Com exceção da gestação e amamentação, todos os cuidados com a criança podem ser exercidos pela figura paterna. E toda oportunidade de cuidado deve ser visto como um estreitamento no vínculo entre pai e criança. Ninar a criança, dar banho, cortar unhas, acompanhar os exercícios, atividades, entre outros. Como diz o ditado “o amor está no cuidado”.

No entanto, muitos homens ainda veem o cuidado com o recém-nascido como uma responsabilidade exclusiva da mulher, perpetuando a desigualdade e sobrecarregando a mãe.

Despertar Paterno

O que ouvimos frequentemente em nossas rodas de conversa, palestras, é o despertar de muitos homens após o nascimento do filho. Como que a chegada da criança fizesse os homens a acessarem um lugar de afeto que muitos aprenderam a suprimir com o tempo. Mas deste momento de despertar até de fato assumirmos todas as dezenas de responsabilidades e toda carga mental como pais é um caminho longo.

 Chamado à Ação

É essencial que os homens rompam com as barreiras impostas pela “caixa de homem” e assumam um papel ativo e responsável na gestação, parto, puerpério e em toda educação das crianças. Isso não só beneficia a parceira (o) e o bebê, mas também enriquece a experiência de paternidade, criando laços mais fortes e significativos. Para isso, é necessário promover uma cultura de diálogo e educação, onde os homens se sintam encorajados, preparados e assumam de fato suas responsabilidades.

Assim como muitos encaram o trabalho como o lugar de se capacitar, se desenvolver para teremo o melhor entendimento e estarem aptos para executarem suas profissões, o “paternar”, o “cuidar” também exige dedicação, busca por conhecimento prático, teórico. É comum ouvirmos frases como: “o mais importante para mim é a minha família”. Mas o que os homens estão fazendo de fato e qual o tempo e energia que estamos alocando neste cuidado?

Recursos e Ferramentas

Para os homens que desejam se preparar melhor para a parentalidade, aqui estão alguns recursos úteis:

  • Livros: Leitura de livros sobre experiências paternas como “Abrace seu filho ” de Thiago Queiroz, “Bora, Pai” de João Paulo Simplício e “Papai foi para roça, mamãe foi trabalhar” de Otavio Leal.
  • Cursos: Cursos online sobre paternidade como os oferecidos pelo projeto Homem Paterno.
  • Grupos de Apoio: Participar de grupos de pais em redes sociais ou em sua comunidade local pode fornecer suporte e compartilhar experiências.

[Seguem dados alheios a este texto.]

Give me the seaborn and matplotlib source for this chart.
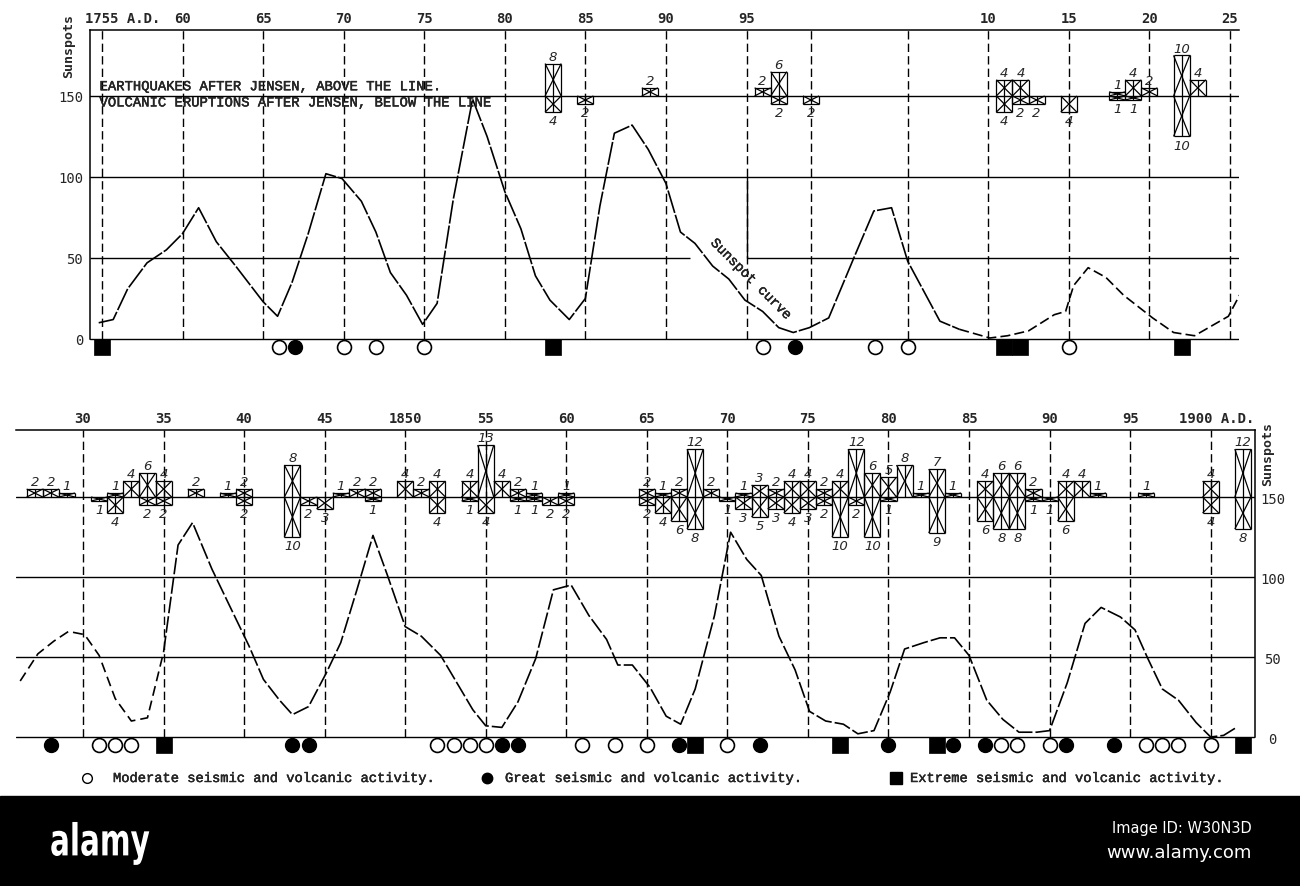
import matplotlib
matplotlib.use('Agg')
import matplotlib.pyplot as plt
import matplotlib.patheffects as pe
from matplotlib.collections import LineCollection
from matplotlib.patches import Rectangle, PathPatch
from matplotlib.lines import Line2D
from matplotlib.textpath import TextPath
from matplotlib.font_manager import FontProperties
from matplotlib.transforms import Affine2D, IdentityTransform
import numpy as np
import seaborn as sns

# sunspot curve, upper panel 1755-1825
top_years = [1754.8, 1755.7, 1756.6, 1757.8, 1759.0, 1760.0, 1761.0, 1762.1, 1763.3, 1765.0,
             1765.9, 1766.8, 1767.8, 1768.9, 1769.9, 1771.1, 1772.0, 1772.9, 1773.9, 1774.9,
             1775.8, 1776.8, 1778.0, 1778.9, 1780.0, 1781.0, 1781.9, 1782.8, 1784.0, 1785.0,
             1785.9, 1786.8, 1787.9, 1788.9, 1790.0, 1790.9, 1791.8, 1792.9, 1793.9, 1794.9,
             1796.0, 1797.0, 1797.9, 1798.9, 1800.1, 1801.7, 1802.9, 1804.0, 1805.0, 1807.0,
             1808.2, 1810.1, 1811.2, 1812.5, 1814.1, 1814.8, 1815.3, 1816.2, 1817.3, 1818.4,
             1820.2, 1821.5, 1822.8, 1824.9, 1825.7]
top_spots = [10, 12, 31, 47, 55, 65, 81, 60, 45, 23,
             14, 35, 65, 102, 99, 85, 66, 41, 27, 9,
             22, 86, 148, 125, 91, 68, 39, 24, 12, 25,
             82, 127, 132, 117, 96, 66, 59, 45, 37, 24,
             17, 7, 4, 7, 13, 51, 79, 81, 48, 11,
             6, 0.6, 2, 5, 15, 17, 33, 44, 38, 27,
             13, 4, 2, 14, 29]

# lower panel 1826-1902
bot_years = [1826.1, 1827.2, 1828.2, 1829.1, 1830.1, 1831.0, 1832.0, 1833.0, 1834.0, 1835.0,
             1835.9, 1836.8, 1838.0, 1839.1, 1840.3, 1841.2, 1842.2, 1843.0, 1844.0, 1845.1,
             1846.0, 1847.0, 1848.0, 1848.9, 1850.0, 1851.0, 1852.2, 1853.2, 1854.2, 1855.0,
             1856.0, 1857.0, 1858.1, 1859.2, 1860.3, 1861.4, 1862.5, 1863.2, 1864.1, 1865.2,
             1866.2, 1867.1, 1868.0, 1869.2, 1870.2, 1871.2, 1872.1, 1873.2, 1874.2, 1875.1,
             1876.1, 1877.2, 1878.1, 1879.1, 1880.1, 1881.0, 1882.2, 1883.2, 1884.1, 1885.0,
             1886.1, 1887.1, 1888.1, 1889.2, 1890.0, 1891.1, 1892.2, 1893.2, 1894.4, 1895.3,
             1896.1, 1897.0, 1898.0, 1899.1, 1900.0, 1900.8, 1901.6]
bot_spots = [35, 52, 60, 66, 64, 51, 24, 10, 12, 53,
             120, 134, 105, 82, 57, 36, 23, 14, 19, 40,
             59, 92, 126, 101, 69, 63, 51, 34, 17, 7,
             6, 22, 49, 92, 95, 76, 61, 45, 45, 31,
             13, 8, 30, 76, 128, 111, 101, 63, 42, 16,
             10, 8, 2, 4, 28, 55, 59, 62, 62, 51,
             23, 11, 3, 3, 4, 34, 71, 81, 75, 67,
             49, 30, 23, 9, 0, 1, 6]

# earthquakes (above the 150 line) and volcanic eruptions (below it), after Jensen
top_box_years = [1783, 1785, 1789, 1796, 1797, 1799, 1811, 1812, 1813, 1815, 1818, 1819, 1820, 1822, 1823]
top_quakes    = [8, 0, 2, 2, 6, 0, 4, 4, 0, 0, 1, 4, 2, 10, 4]
top_erupts    = [4, 2, 0, 0, 2, 2, 4, 2, 2, 4, 1, 1, 0, 10, 0]

bot_box_years = [1827, 1828, 1829, 1831, 1832, 1833, 1834, 1835, 1837, 1839, 1840, 1843, 1844,
                 1845, 1846, 1847, 1848, 1850, 1851, 1852, 1854, 1855, 1856, 1857, 1858, 1859,
                 1860, 1865, 1866, 1867, 1868, 1869, 1870, 1871, 1872, 1873, 1874, 1875, 1876,
                 1877, 1878, 1879, 1880, 1881, 1882, 1883, 1884, 1886, 1887, 1888, 1889, 1890,
                 1891, 1892, 1893, 1896, 1900, 1902]
bot_quakes    = [2, 2, 1, 0, 1, 4, 6, 4, 2, 1, 2, 8, 0,
                 0, 1, 2, 2, 4, 2, 4, 4, 13, 4, 2, 1, 0,
                 1, 2, 1, 2, 12, 2, 0, 1, 3, 2, 4, 4, 2,
                 4, 12, 6, 5, 8, 1, 7, 1, 4, 6, 6, 2, 0,
                 4, 4, 1, 1, 4, 12]
bot_erupts    = [0, 0, 0, 1, 4, 0, 2, 2, 0, 0, 2, 10, 2,
                 3, 0, 0, 1, 0, 0, 4, 1, 4, 0, 1, 1, 2,
                 2, 2, 4, 6, 8, 0, 1, 3, 5, 3, 4, 3, 2,
                 10, 2, 10, 1, 0, 0, 9, 0, 6, 8, 8, 1, 1,
                 6, 0, 0, 0, 4, 8]

# seismic / volcanic activity marks under the zero line
top_moderate = [1766, 1770, 1772, 1775, 1796, 1803, 1805, 1815]
top_great    = [1767, 1798]
top_extreme  = [1755, 1783, 1811, 1812, 1822]
bot_moderate = [1831, 1832, 1833, 1852, 1853, 1854, 1855, 1861, 1863, 1865, 1870,
                1887, 1888, 1890, 1896, 1897, 1898, 1900]
bot_great    = [1828, 1843, 1844, 1856, 1857, 1867, 1872, 1880, 1884, 1886, 1891, 1894]
bot_extreme  = [1835, 1868, 1877, 1883, 1902]

top_grid_years = [1755, 1760, 1765, 1770, 1775, 1780, 1785, 1790, 1795, 1799, 1805,
                  1810, 1815, 1820, 1825]
top_tick_years = [1760, 1765, 1770, 1775, 1780, 1785, 1790, 1795, 1810, 1815, 1820, 1825]
top_tick_labels = ['60', '65', '70', '75', '80', '85', '90', '95', '10', '15', '20', '25']
bot_grid_years = [1830, 1835, 1840, 1845, 1850, 1855, 1860, 1865, 1870, 1875, 1880,
                  1885, 1890, 1895, 1900]
bot_tick_years = [1830, 1835, 1840, 1845, 1850, 1855, 1860, 1865, 1870, 1875, 1880,
                  1885, 1890, 1895]
bot_tick_labels = ['30', '35', '40', '45', '1850', '55', '60', '65', '70', '75', '80',
                   '85', '90', '95']
spot_ticks = [0, 50, 100, 150]
spot_tick_labels = ['0', '50', '100', '150']

LINE = 150      # the earthquake / eruption base line
UNIT = 2.5      # sunspot units per event drawn in a box
BOX_W = 1.0
MARK_Y = -5

sns.set_style('white')
plt.rcParams['font.family'] = ['Liberation Mono', 'DejaVu Sans']

W, H = 1300, 887
fig = plt.figure(figsize=(13, 8.87), dpi=100)

# upper panel, 1755-1825
ax1 = fig.add_axes([90 / W, (H - 357.8) / H, 1149 / W, (357.8 - 31) / H])
ax1.set_xlim(1754.26, 1825.56)
ax1.set_ylim(-11, 190.7)
# lower panel, 1826-1902
ax2 = fig.add_axes([16 / W, (H - 756.4) / H, 1238.5 / W, (756.4 - 431) / H])
ax2.set_xlim(1825.84, 1902.72)
ax2.set_ylim(-11.5, 191.9)

tick_font = dict(family='DejaVu Sans Mono', fontweight='bold', fontsize=10)
hand = dict(family='DejaVu Sans', fontstyle='italic', fontsize=9.5)
# typewriter ink is a little heavier than Liberation Mono
ink = [pe.withStroke(linewidth=0.3, foreground='k')]


def draw_frame(ax, grid_years, side):
    top = ax.get_ylim()[1]
    for s in ax.spines.values():
        s.set_visible(False)
    ax.spines['top'].set_visible(True)
    ax.spines[side].set_visible(True)
    ax.spines[side].set_bounds(0, top)
    for s in ax.spines.values():
        s.set_linewidth(1.1)
        s.set_color('k')
    ax.vlines(grid_years, 0, top, colors='k', linewidth=1.0, linestyles=(0, (6, 3)), zorder=1)
    for v in [0, 100, 150]:
        ax.axhline(v, color='k', lw=1.0, zorder=1)


def draw_curve(ax, years, spots, split, style_a, style_b):
    yrs = np.array(years)
    sp = np.array(spots)
    a = yrs <= split
    b = yrs >= split
    sns.lineplot(x=yrs[a], y=sp[a], ax=ax, color='k', lw=1.2, linestyle=style_a,
                 sort=False, estimator=None, zorder=3)
    sns.lineplot(x=yrs[b], y=sp[b], ax=ax, color='k', lw=1.2, linestyle=style_b,
                 sort=False, estimator=None, zorder=3)


def draw_boxes(ax, years, quakes, erupts):
    segs = []
    for yr, up, dn in zip(years, quakes, erupts):
        for n, sgn in ((up, 1), (dn, -1)):
            if n == 0:
                continue
            x0, x1 = yr - BOX_W / 2, yr + BOX_W / 2
            y0, y1 = LINE, LINE + sgn * n * UNIT
            segs += [[(x0, y0), (x0, y1)], [(x0, y1), (x1, y1)], [(x1, y1), (x1, y0)],
                     [(x0, y0), (x1, y1)], [(x0, y1), (x1, y0)], [(yr, y0), (yr, y1)]]
            ax.annotate(str(n), (yr, y1), xytext=(0, 0.5 if sgn > 0 else -1.5),
                        textcoords='offset points', ha='center',
                        va='bottom' if sgn > 0 else 'top', **hand)
    ax.add_collection(LineCollection(segs, colors='k', linewidths=0.9, zorder=4))


def draw_marks(ax, moderate, great, extreme):
    kw = dict(ax=ax, clip_on=False, zorder=5, edgecolor='k', legend=False)
    sns.scatterplot(x=moderate, y=[MARK_Y] * len(moderate), marker='o', s=100,
                    color='white', linewidth=1.2, **kw)
    sns.scatterplot(x=great, y=[MARK_Y] * len(great), marker='o', s=100,
                    color='k', linewidth=1.0, **kw)
    sns.scatterplot(x=extreme, y=[MARK_Y] * len(extreme), marker='s', s=130,
                    color='k', linewidth=0.5, **kw)


# ---- upper panel ----
draw_frame(ax1, top_grid_years, 'left')
ax1.hlines([50, 50], [1754.26, 1795], [1791.5, 1825.56], colors='k', lw=1.0, zorder=1)
ax1.vlines(1795, 50, 100, colors='k', lw=1.0, zorder=1)
draw_curve(ax1, top_years, top_spots, 1808.2, (0, (14, 1.2)), (0, (6, 2.5)))
draw_boxes(ax1, top_box_years, top_quakes, top_erupts)
draw_marks(ax1, top_moderate, top_great, top_extreme)

ax1.xaxis.tick_top()
ax1.set_xticks(top_tick_years, top_tick_labels, **tick_font)
ax1.set_yticks(spot_ticks, spot_tick_labels, family='DejaVu Sans Mono', fontsize=10)
ax1.tick_params(length=0)
ax1.tick_params(axis='x', pad=3.5)
ax1.tick_params(axis='y', pad=5)
ax1.set_xlabel('')
ax1.set_ylabel('')
ax1.annotate('1755 A.D.', xy=(1755, 1), xycoords=('data', 'axes fraction'),
             xytext=(-12, 3.5), textcoords='offset points', ha='left', va='bottom',
             **tick_font)
ax1.text(1754.85, 156, 'EARTHQUAKES AFTER JENSEN, ABOVE THE LINE.', va='center',
         fontsize=10, path_effects=ink)
ax1.text(1754.85, 146, 'VOLCANIC ERUPTIONS AFTER JENSEN, BELOW THE LINE', va='center',
         fontsize=10, path_effects=ink)
ax1.text(1795.3, 37, 'Sunspot curve', rotation=-45, rotation_mode='anchor',
         ha='center', va='center', fontsize=10, path_effects=ink)

# ---- lower panel ----
draw_frame(ax2, bot_grid_years, 'right')
ax2.axhline(50, color='k', lw=1.0, zorder=1)
draw_curve(ax2, bot_years, bot_spots, 1835.0, (0, (6, 3)), (0, (10, 1.8)))
draw_boxes(ax2, bot_box_years, bot_quakes, bot_erupts)
draw_marks(ax2, bot_moderate, bot_great, bot_extreme)

ax2.xaxis.tick_top()
ax2.yaxis.tick_right()
ax2.set_xticks(bot_tick_years, bot_tick_labels, **tick_font)
ax2.set_yticks(spot_ticks, spot_tick_labels, family='DejaVu Sans Mono', fontsize=10)
for t in ax2.get_yticklabels():
    t.set_horizontalalignment('center')
ax2.tick_params(length=0)
ax2.tick_params(axis='x', pad=3.5)
ax2.tick_params(axis='y', pad=13)
ax2.set_xlabel('')
ax2.set_ylabel('')
ax2.annotate('1900 A.D.', xy=(1, 1), xycoords='axes fraction', xytext=(0, 3.5),
             textcoords='offset points', ha='right', va='bottom', **tick_font)

fig.text(68.5 / W, (H - 45.5) / H, 'Sunspots', rotation=90, ha='center', va='center',
         family='DejaVu Sans Mono', fontweight='bold', fontsize=9.5)
fig.text(1268 / W, (H - 454.5) / H, 'Sunspots', rotation=90, ha='center', va='center',
         family='DejaVu Sans Mono', fontweight='bold', fontsize=9.5)

# ---- key ----
ky = (H - 779) / H
fig.add_artist(Line2D([87 / W], [ky], marker='o', ms=7, mfc='white', mec='k', mew=1.0,
                      transform=fig.transFigure))
fig.text(113 / W, ky, 'Moderate seismic and volcanic activity.', va='center', fontsize=9.9,
         path_effects=ink)
fig.add_artist(Line2D([487 / W], [ky], marker='o', ms=7.5, mfc='k', mec='k',
                      transform=fig.transFigure))
fig.text(505 / W, ky, 'Great seismic and volcanic activity.', va='center', fontsize=9.9,
         path_effects=ink)
fig.add_artist(Line2D([896 / W], [ky], marker='s', ms=8, mfc='k', mec='k',
                      transform=fig.transFigure))
fig.text(910 / W, ky, 'Extreme seismic and volcanic activity.', va='center', fontsize=9.9,
         path_effects=ink)

# ---- stock-photo strip along the bottom ----
fig.add_artist(Rectangle((0, 0), 1, 90 / H, transform=fig.transFigure, color='k', zorder=0))
# condensed bold wordmark: squeeze a bold text path horizontally (pixel coordinates)
logo = TextPath((0, 0), 'alamy', size=44,
                prop=FontProperties(family='DejaVu Sans', weight='bold'))
fig.add_artist(PathPatch(logo, color='white', lw=0,
                         transform=Affine2D().scale(0.67, 1.0).translate(50, 30.6)
                         + IdentityTransform()))
fig.text(1252 / W, (H - 829) / H, 'Image ID: W30N3D', color='white', fontsize=10.5,
         family='DejaVu Sans', ha='right', va='center')
fig.text(1252 / W, (H - 853) / H, 'www.alamy.com', color='white', fontsize=13,
         family='DejaVu Sans', ha='right', va='center')

fig.savefig('out.png', dpi=100, facecolor='white')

Em resumo, a reconstrução da forma que exercemos nossas masculinidades e paternidades passa necessariamente pela conscientização e responsabilização dos homens para que eles assumam seu papél em todas fases da criação e educação dos filhos. Participar ativamente na gestação, no parto e no puerpério é um processo que exige esforço, dedicação e aprendizado, mas que fortalece o vínculo, o afeto, o amor e traz benefícios imensuráveis para toda a família.